Plasmodium falciparum K13 mutations in Africa and Asia impact artemisinin resistance and parasite fitness.
Stokes BH., Dhingra SK., Rubiano K., Mok S., Straimer J., Gnädig NF., Deni I., Schindler KA., Bath JR., Ward KE., Striepen J., Yeo T., Ross LS., Legrand E., Ariey F., Cunningham CH., Souleymane IM., Gansané A., Nzoumbou-Boko R., Ndayikunda C., Kabanywanyi AM., Uwimana A., Smith SJ., Kolley O., Ndounga M., Warsame M., Leang R., Nosten F., Anderson TJ., Rosenthal PJ., Ménard D., Fidock DA.

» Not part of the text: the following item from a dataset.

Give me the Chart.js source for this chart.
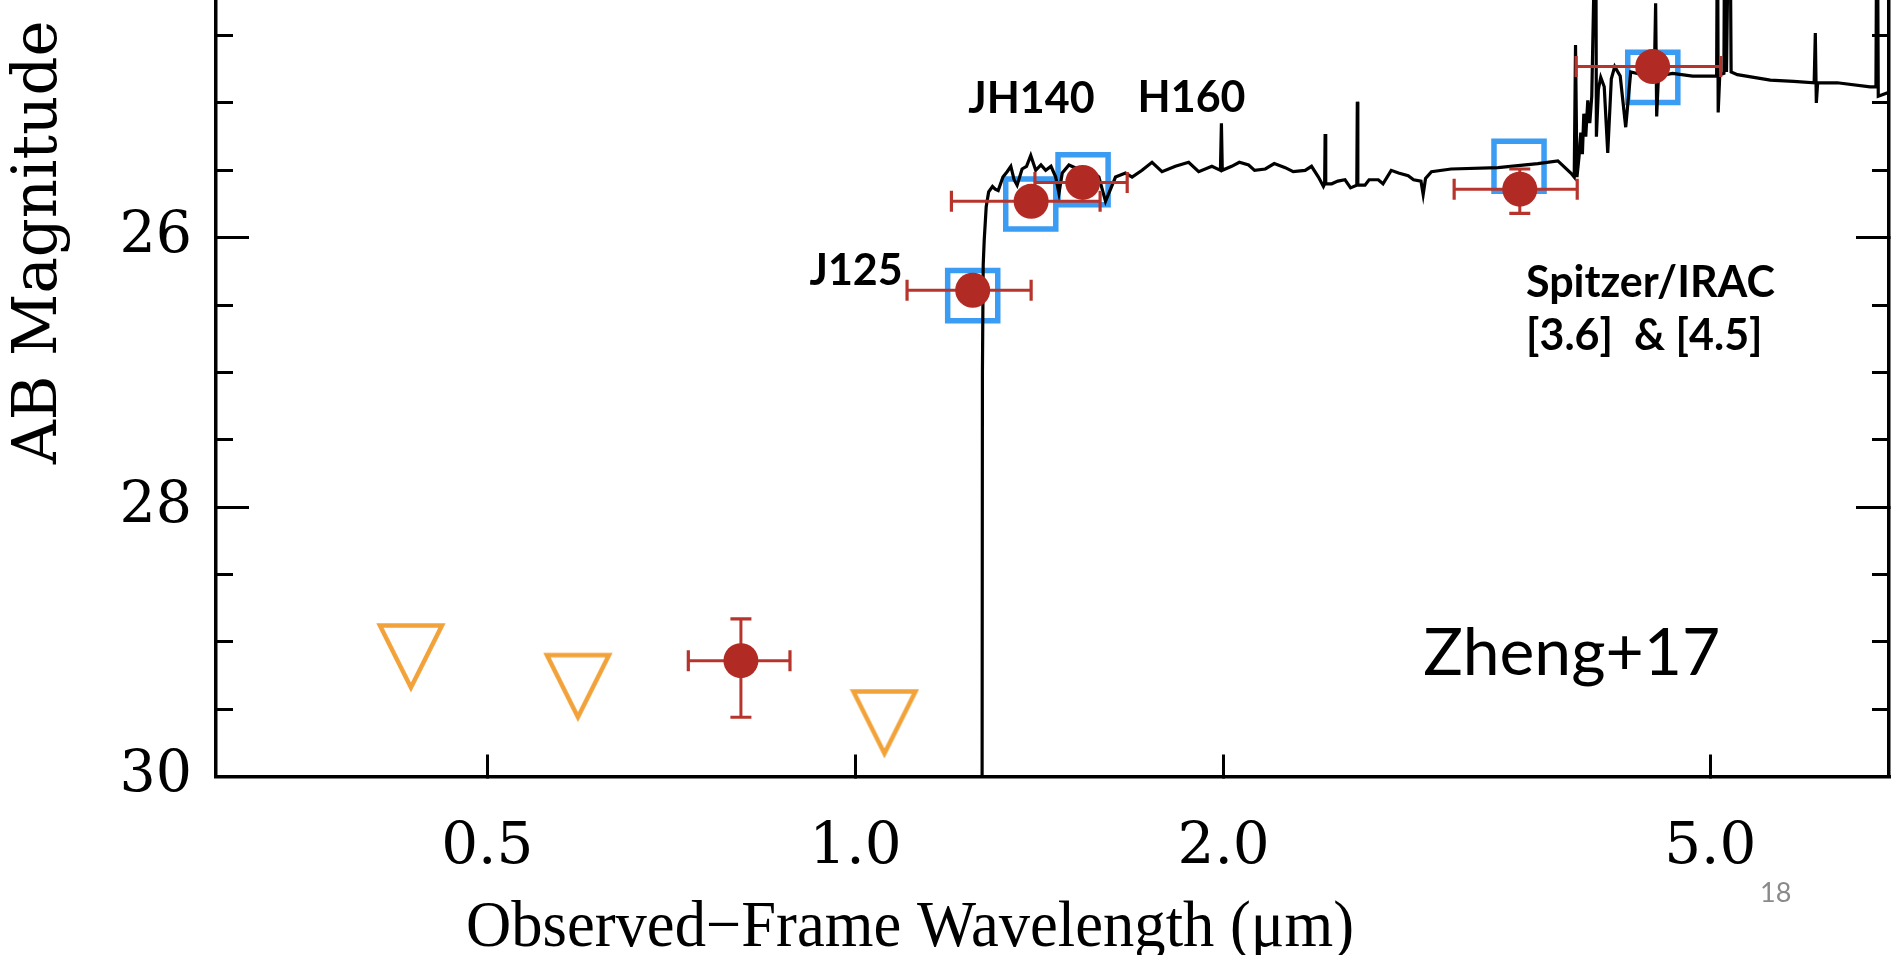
<!DOCTYPE html>
<html><head><meta charset="utf-8">
<script src="https://cdn.jsdelivr.net/npm/chart.js@4.4.1/dist/chart.umd.min.js"></script>
<style>
html,body{margin:0;padding:0;background:#fff;overflow:hidden;width:1899px;height:955px;}
#wrap{position:absolute;left:0;top:-320px;width:1899px;height:1275px;}
canvas{display:block;}
</style></head><body>
<div id="wrap"><canvas id="c" width="1899" height="1275"></canvas></div>
<script>
// ---------------- data ----------------
// detections (red points with error bars)
const detWave      = [0.806, 1.247, 1.392, 1.534, 3.493, 4.486];
const detMag       = [29.14, 26.39, 25.73, 25.59, 25.64, 24.73];
const detWaveLo    = [0.730, 1.102, 1.198, 1.402, 3.087, 3.884];
const detWaveHi    = [0.884, 1.392, 1.585, 1.668, 3.892, 5.099];
const detMagBright = [28.83, null, null, null, 25.49, null];
const detMagFaint  = [29.56, null, null, null, 25.82, null];
// upper limits (orange triangles)
const limWave = [0.433, 0.593, 1.056];
const limMag  = [29.12, 29.34, 29.61];
// model photometry (blue squares)
const modelWave = [1.247, 1.391, 1.535, 3.488, 4.487];
const modelMag  = [26.43, 25.75, 25.57, 25.47, 24.81];
// best-fit model spectrum
const specWave = [
  1.2690,1.2700,1.2719,1.2743,1.2791,1.2850,1.2943,1.3010,1.3083,1.3200,
  1.3305,1.3398,1.3481,1.3557,1.3685,1.3800,1.3910,1.4041,1.4180,1.4307,
  1.4450,1.4579,1.4669,1.4760,1.4947,1.5200,1.5423,1.5600,1.5813,1.6013,
  1.6316,1.6626,1.6834,1.7153,1.7478,1.7809,1.8263,1.8726,1.9083,1.9564,
  1.9880,1.9917,1.9950,2.0306,2.0600,2.0965,2.1200,2.1633,2.2000,2.2460,
  2.2800,2.3319,2.3600,2.3909,2.4134,2.4190,2.4212,2.4240,2.4512,2.4800,
  2.5136,2.5400,2.5700,2.5724,2.5750,2.6100,2.6300,2.6760,2.7000,2.7420,
  2.7800,2.8311,2.8600,2.9000,2.9120,2.9250,2.9579,3.0694,3.3528,3.6141,
  3.7526,3.8453,3.8700,3.8795,3.8900,3.9050,3.9182,3.9300,3.9404,3.9550,
  3.9701,3.9850,4.0000,4.0302,4.0350,4.0500,4.0683,4.0950,4.1221,4.1500,
  4.1767,4.2200,4.2640,4.3042,4.4022,4.5000,4.5111,4.5200,4.5350,4.6574,
  4.8358,5.0600,5.0680,5.0750,5.0900,5.1300,5.1400,5.1550,5.1850,5.2000,
  5.2620,5.5980,5.8500,6.0800,6.0932,6.1050,6.1200,6.3505,6.7552,6.8300,
  6.8446,6.8600,7.2000];
const specMag = [
  31.00,27.00,26.20,26.02,25.77,25.66,25.62,25.64,25.65,25.55,
  25.51,25.47,25.57,25.61,25.49,25.47,25.39,25.50,25.46,25.50,
  25.47,25.55,25.67,25.52,25.46,25.49,25.48,25.51,25.55,25.73,
  25.55,25.52,25.55,25.50,25.44,25.51,25.47,25.44,25.51,25.47,
  25.50,25.15,25.50,25.47,25.44,25.46,25.50,25.49,25.45,25.48,
  25.51,25.50,25.47,25.55,25.62,25.60,25.23,25.60,25.60,25.58,
  25.57,25.63,25.61,24.99,25.61,25.61,25.57,25.57,25.60,25.50,
  25.52,25.54,25.57,25.58,25.68,25.56,25.51,25.49,25.48,25.45,
  25.43,25.52,25.55,24.57,25.55,25.40,25.22,25.38,25.08,25.25,
  24.98,25.15,24.95,23.40,25.25,24.90,24.81,24.88,25.37,24.82,
  24.73,24.80,25.18,24.77,24.79,24.79,24.26,25.10,24.80,24.78,
  24.80,24.80,23.40,25.07,24.79,24.78,23.00,24.77,23.00,24.77,
  24.79,24.83,24.84,24.85,24.48,25.00,24.85,24.85,24.88,24.88,
  23.00,24.95,24.88];
// axes
const xRange = [0.3, 7];
const xTickValues = [0.5, 1, 2, 5];
const yRange = [22.07, 30];
const yMajorStep = 2;
const yMinorStep = 0.5;
// text
const yTitle = 'AB Magnitude';
const xTitle = 'Observed\u2212Frame Wavelength (\u03bcm)';
const noteText = ['J125', 'JH140', 'H160', 'Spitzer/IRAC', '[3.6]  & [4.5]', 'Zheng+17'];
const noteWave = [0.917, 1.2365, 1.701, 3.534, 3.534, 2.912];
const noteMag  = [26.353, 25.078, 25.066, 26.44, 26.835, 29.248];
const pageNumber = '18';

// ---------------- styles ----------------
const OFFSET = 320;
const RED = '#b12a24', RED_BAR = '#b7342d', BLUE = '#3a9cf2', ORANGE = '#f2a23a';
const noteFont = ['bold 43px Lato','bold 43px Lato','bold 43px Lato','bold 43px Lato','bold 43px Lato','66px Lato'];

function serifFont(size) { return {family: 'DejaVu Serif', size: size, lineHeight: 1}; }

function downTriangle() {
  const c = document.createElement('canvas');
  c.width = 70; c.height = 72;
  const g = c.getContext('2d');
  g.strokeStyle = ORANGE; g.lineWidth = 4.5; g.lineJoin = 'miter';
  g.beginPath(); g.moveTo(4, 3.5); g.lineTo(66, 3.5); g.lineTo(35, 65.5); g.closePath(); g.stroke();
  return c;
}

const datasets = [];
datasets.push({
  label: 'model', data: modelWave.map((w, i) => ({x: w, y: modelMag[i]})),
  showLine: false, pointStyle: 'rect', pointRadius: 35.4, pointBorderWidth: 5.5,
  pointBorderColor: BLUE, pointBackgroundColor: 'rgba(0,0,0,0)', order: 5
});
datasets.push({
  label: 'spectrum', data: specWave.map((w, i) => ({x: w, y: specMag[i]})),
  showLine: true, borderColor: '#000', borderWidth: 3.2, pointRadius: 0, tension: 0, order: 4
});
datasets.push({
  label: 'limits', data: limWave.map((w, i) => ({x: w, y: limMag[i]})),
  showLine: false, pointStyle: downTriangle(), pointRadius: 10, order: 3
});
detWave.forEach((w, i) => {
  datasets.push({
    label: 'xerr' + i, data: [{x: detWaveLo[i], y: detMag[i]}, {x: detWaveHi[i], y: detMag[i]}],
    showLine: true, borderColor: RED_BAR, borderWidth: 3, pointStyle: 'line', pointRotation: 90,
    pointRadius: 10.5, pointBorderWidth: 3.2, pointBorderColor: RED_BAR, order: 2
  });
  if (detMagBright[i] !== null) {
    datasets.push({
      label: 'yerr' + i, data: [{x: w, y: detMagBright[i]}, {x: w, y: detMagFaint[i]}],
      showLine: true, borderColor: RED_BAR, borderWidth: 3, pointStyle: 'line', pointRotation: 0,
      pointRadius: 10.5, pointBorderWidth: 3.2, pointBorderColor: RED_BAR, order: 2
    });
  }
});
datasets.push({
  label: 'detections', data: detWave.map((w, i) => ({x: w, y: detMag[i]})),
  showLine: false, pointStyle: 'circle', pointRadius: 17.5, pointBorderWidth: 0,
  pointBackgroundColor: RED, order: 1
});

function noPad(s) { s.paddingTop = 0; s.paddingBottom = 0; s.paddingLeft = 0; s.paddingRight = 0; }

function yAxis(position, step, tickLen, opts) {
  return Object.assign({
    type: 'linear', axis: 'y', position, reverse: true, min: yRange[0], max: yRange[1],
    ticks: {stepSize: step, display: false},
    grid: {drawOnChartArea: false, drawTicks: true, tickLength: tickLen, tickWidth: 3, tickColor: '#000', color: '#000', lineWidth: 3},
    border: {display: true, color: '#000', width: 3.5},
    afterFit: s => { s.width = 0; noPad(s); }
  }, opts);
}

const notesPlugin = {
  id: 'notes',
  afterDatasetsDraw(chart) {
    const {ctx} = chart;
    const xs = chart.scales.x, ys = chart.scales.y;
    ctx.save();
    ctx.fillStyle = '#000';
    ctx.textAlign = 'left';
    ctx.textBaseline = 'alphabetic';
    noteText.forEach((t, i) => {
      ctx.font = noteFont[i];
      ctx.fillText(t, xs.getPixelForValue(noteWave[i]), ys.getPixelForValue(noteMag[i]));
    });
    // x-axis title
    ctx.font = '65px "Liberation Serif"';
    const w = ctx.measureText(xTitle).width;
    ctx.save();
    ctx.translate(910, 946 + OFFSET);
    ctx.scale(888 / w, 1);
    ctx.textAlign = 'center';
    ctx.fillText(xTitle, 0, 0);
    ctx.restore();
    // slide number
    ctx.font = '27px Lato';
    ctx.fillStyle = '#8a8a8a';
    ctx.textAlign = 'left';
    ctx.fillText(pageNumber, 1760, 902 + OFFSET);
    ctx.restore();
  }
};

new Chart(document.getElementById('c'), {
  type: 'scatter',
  data: {datasets},
  plugins: [notesPlugin],
  options: {
    responsive: false, animation: false, devicePixelRatio: 1, events: [],
    layout: {autoPadding: false, padding: {top: 28.3, right: 10, bottom: 0, left: 0}},
    plugins: {legend: {display: false}, tooltip: {enabled: false}},
    scales: {
      x: {
        type: 'logarithmic', position: 'bottom', min: xRange[0], max: xRange[1],
        afterBuildTicks: s => { s.ticks = xTickValues.map(v => ({value: v})); },
        afterFit: s => { s.height = 178.5; noPad(s); },
        ticks: {
          callback: v => Number(v).toFixed(1), autoSkip: false, maxRotation: 0, minRotation: 0,
          color: '#000', font: serifFont(58), padding: 64
        },
        grid: {drawOnChartArea: false, drawTicks: true, tickLength: -22, tickWidth: 3, tickColor: '#000', color: '#000', lineWidth: 3},
        border: {display: true, color: '#000', width: 3.5}
      },
      y: yAxis('left', yMajorStep, -33, {
        weight: 1,
        ticks: {stepSize: yMajorStep, display: true, color: '#000', font: serifFont(57), padding: 57,
                callback: v => (v >= 25.9 ? String(v) : null)},
        title: {display: true, text: yTitle, color: '#000', font: serifFont(61), padding: {top: 10, bottom: 0}},
        afterFit: s => { s.width = 216; noPad(s); }
      }),
      yMinL: yAxis('left', yMinorStep, -17, {weight: 0, border: {display: false}}),
      yMajR: yAxis('right', yMajorStep, -33, {weight: 0}),
      yMinR: yAxis('right', yMinorStep, -17, {weight: 1, border: {display: false}})
    }
  }
});
</script>
</body></html>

The emergence of mutant K13-mediated artemisinin (ART) resistance in Plasmodium falciparum malaria parasites has led to widespread treatment failures across Southeast Asia. In Africa, K13-propeller genotyping confirms the emergence of the R561H mutation in Rwanda and highlights the continuing dominance of wild-type K13 elsewhere. Using gene editing, we show that R561H, along with C580Y and M579I, confer elevated in vitro ART resistance in some African strains, contrasting with minimal changes in ART susceptibility in others. C580Y and M579I cause substantial fitness costs, which may slow their dissemination in high-transmission settings, in contrast with R561H that in African 3D7 parasites is fitness neutral. In Cambodia, K13 genotyping highlights the increasing spatio-temporal dominance of C580Y. Editing multiple K13 mutations into a panel of Southeast Asian strains reveals that only the R561H variant yields ART resistance comparable to C580Y. In Asian Dd2 parasites C580Y shows no fitness cost, in contrast with most other K13 mutations tested, including R561H. Editing of point mutations in ferredoxin or mdr2, earlier associated with resistance, has no impact on ART susceptibility or parasite fitness. These data underline the complex interplay between K13 mutations, parasite survival, growth and genetic background in contributing to the spread of ART resistance.